GEN GEN, on the other hand, is a body of work that has roots in aberrations found in deteriorating VHS tapes. Travis carefully culls these source tapes from his extensive archive that hails from the tail end of the VHS format’s relevance in the late 1990s and early ’00s. After digitally seizing frames of analog static, Travis processes these through the AI text-to-image generator Midjourney to see what sorts of painterly pixels the program may add.
I don’t believe in originality at all.
In bball games of 1992, cotton-candy rectangles crisscross each other, forming a hazy scene reminiscent of a vintage desert sunset even as the edges within the image feel polished, a combination that reflects some kind of low-tech futurism. Interestingly, the VHS-adjacent imagery that the algorithm in question was trained on is likely imitation itself, “I’m almost certain that the majority of images that Midjourney is trained on are faux-VHS, meaning images processed through a VHS filter, so they’re basically fake.”

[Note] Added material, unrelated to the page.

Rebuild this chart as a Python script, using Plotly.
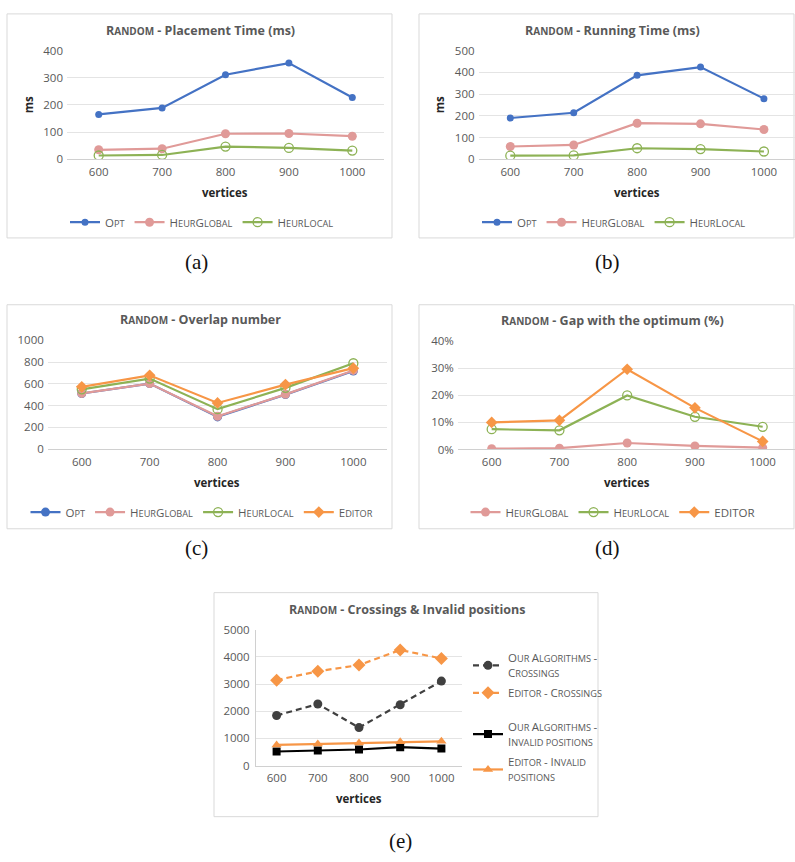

Travis maintains creative agency through these processes by selectively generating and regenerating different parts of the compositions and flexing his Photoshop chops, achieving unified-but-dynamic results. However, the artist’s views on the myth of a truly unique result hearken back to the open-source roots of the internet.
Travis says, “I don’t believe in originality at all. As artists, all of the images that we make, they’re all coming from something that we’ve seen before—that’s the necessary precondition before new things mutate into what they are now. What I just described is machine learning and the foundation of artificial intelligence; we’re taking in information and using it to spit out something new.”